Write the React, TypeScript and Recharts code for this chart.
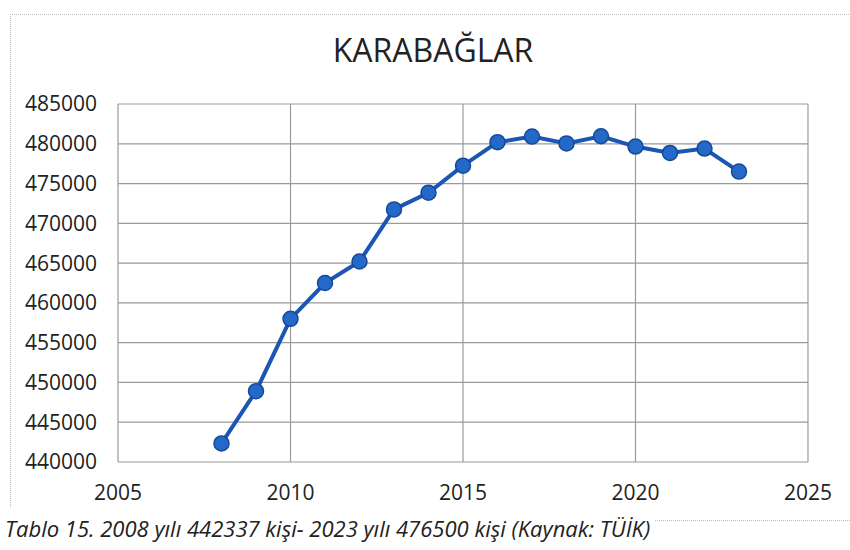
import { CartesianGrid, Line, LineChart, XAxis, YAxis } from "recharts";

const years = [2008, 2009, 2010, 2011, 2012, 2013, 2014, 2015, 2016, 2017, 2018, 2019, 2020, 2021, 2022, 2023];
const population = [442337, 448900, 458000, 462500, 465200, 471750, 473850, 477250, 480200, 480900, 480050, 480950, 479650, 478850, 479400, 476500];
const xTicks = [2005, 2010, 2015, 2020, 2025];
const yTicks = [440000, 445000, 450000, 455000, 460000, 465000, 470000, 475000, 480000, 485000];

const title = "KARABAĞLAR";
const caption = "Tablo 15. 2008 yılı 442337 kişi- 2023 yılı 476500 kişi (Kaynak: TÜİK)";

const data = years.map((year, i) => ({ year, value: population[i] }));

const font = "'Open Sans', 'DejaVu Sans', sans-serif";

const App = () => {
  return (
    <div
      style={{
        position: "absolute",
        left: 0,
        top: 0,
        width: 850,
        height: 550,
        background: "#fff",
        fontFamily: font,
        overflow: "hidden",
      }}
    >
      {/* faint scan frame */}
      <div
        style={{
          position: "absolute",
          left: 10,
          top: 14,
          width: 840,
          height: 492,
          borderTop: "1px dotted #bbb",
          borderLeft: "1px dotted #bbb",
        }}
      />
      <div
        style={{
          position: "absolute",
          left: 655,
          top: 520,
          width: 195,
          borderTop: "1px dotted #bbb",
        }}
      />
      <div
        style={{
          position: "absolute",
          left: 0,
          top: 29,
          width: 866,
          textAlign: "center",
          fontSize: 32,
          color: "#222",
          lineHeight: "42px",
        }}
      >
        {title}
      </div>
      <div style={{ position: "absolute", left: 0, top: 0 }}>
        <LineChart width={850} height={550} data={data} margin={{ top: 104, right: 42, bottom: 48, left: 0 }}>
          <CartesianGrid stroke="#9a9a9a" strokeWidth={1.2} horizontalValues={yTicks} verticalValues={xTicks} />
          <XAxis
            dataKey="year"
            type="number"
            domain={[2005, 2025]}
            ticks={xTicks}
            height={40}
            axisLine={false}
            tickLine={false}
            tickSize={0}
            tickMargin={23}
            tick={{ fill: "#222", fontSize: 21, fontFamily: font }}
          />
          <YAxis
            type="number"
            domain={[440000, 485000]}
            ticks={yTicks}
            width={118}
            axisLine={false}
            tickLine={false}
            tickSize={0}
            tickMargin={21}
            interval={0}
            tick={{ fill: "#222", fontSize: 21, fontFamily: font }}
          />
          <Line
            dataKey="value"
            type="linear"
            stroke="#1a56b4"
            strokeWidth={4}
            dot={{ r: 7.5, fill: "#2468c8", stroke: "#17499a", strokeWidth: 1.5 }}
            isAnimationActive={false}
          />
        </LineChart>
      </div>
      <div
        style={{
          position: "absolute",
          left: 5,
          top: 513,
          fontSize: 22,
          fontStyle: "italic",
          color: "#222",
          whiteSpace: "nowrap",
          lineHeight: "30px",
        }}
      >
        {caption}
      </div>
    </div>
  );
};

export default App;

•••••

EXERCISE INSTRUCTIONS:
Print the complete listing exactly as it stands, without its pictures.

RESULT FOR THIS TASK:
Write the React, TypeScript and Recharts code for this chart.
import { CartesianGrid, Line, LineChart, XAxis, YAxis } from "recharts";

const years = [2008, 2009, 2010, 2011, 2012, 2013, 2014, 2015, 2016, 2017, 2018, 2019, 2020, 2021, 2022, 2023];
const population = [442337, 448900, 458000, 462500, 465200, 471750, 473850, 477250, 480200, 480900, 480050, 480950, 479650, 478850, 479400, 476500];
const xTicks = [2005, 2010, 2015, 2020, 2025];
const yTicks = [440000, 445000, 450000, 455000, 460000, 465000, 470000, 475000, 480000, 485000];

const title = "KARABAĞLAR";
const caption = "Tablo 15. 2008 yılı 442337 kişi- 2023 yılı 476500 kişi (Kaynak: TÜİK)";

const data = years.map((year, i) => ({ year, value: population[i] }));

const font = "'Open Sans', 'DejaVu Sans', sans-serif";

const App = () => {
  return (
    <div
      style={{
        position: "absolute",
        left: 0,
        top: 0,
        width: 850,
        height: 550,
        background: "#fff",
        fontFamily: font,
        overflow: "hidden",
      }}
    >
      {/* faint scan frame */}
      <div
        style={{
          position: "absolute",
          left: 10,
          top: 14,
          width: 840,
          height: 492,
          borderTop: "1px dotted #bbb",
          borderLeft: "1px dotted #bbb",
        }}
      />
      <div
        style={{
          position: "absolute",
          left: 655,
          top: 520,
          width: 195,
          borderTop: "1px dotted #bbb",
        }}
      />
      <div
        style={{
          position: "absolute",
          left: 0,
          top: 29,
          width: 866,
          textAlign: "center",
          fontSize: 32,
          color: "#222",
          lineHeight: "42px",
        }}
      >
        {title}
      </div>
      <div style={{ position: "absolute", left: 0, top: 0 }}>
        <LineChart width={850} height={550} data={data} margin={{ top: 104, right: 42, bottom: 48, left: 0 }}>
          <CartesianGrid stroke="#9a9a9a" strokeWidth={1.2} horizontalValues={yTicks} verticalValues={xTicks} />
          <XAxis
            dataKey="year"
            type="number"
            domain={[2005, 2025]}
            ticks={xTicks}
            height={40}
            axisLine={false}
            tickLine={false}
            tickSize={0}
            tickMargin={23}
            tick={{ fill: "#222", fontSize: 21, fontFamily: font }}
          />
          <YAxis
            type="number"
            domain={[440000, 485000]}
            ticks={yTicks}
            width={118}
            axisLine={false}
            tickLine={false}
            tickSize={0}
            tickMargin={21}
            interval={0}
            tick={{ fill: "#222", fontSize: 21, fontFamily: font }}
          />
          <Line
            dataKey="value"
            type="linear"
            stroke="#1a56b4"
            strokeWidth={4}
            dot={{ r: 7.5, fill: "#2468c8", stroke: "#17499a", strokeWidth: 1.5 }}
            isAnimationActive={false}
          />
        </LineChart>
      </div>
      <div
        style={{
          position: "absolute",
          left: 5,
          top: 513,
          fontSize: 22,
          fontStyle: "italic",
          color: "#222",
          whiteSpace: "nowrap",
          lineHeight: "30px",
        }}
      >
        {caption}
      </div>
    </div>
  );
};

export default App;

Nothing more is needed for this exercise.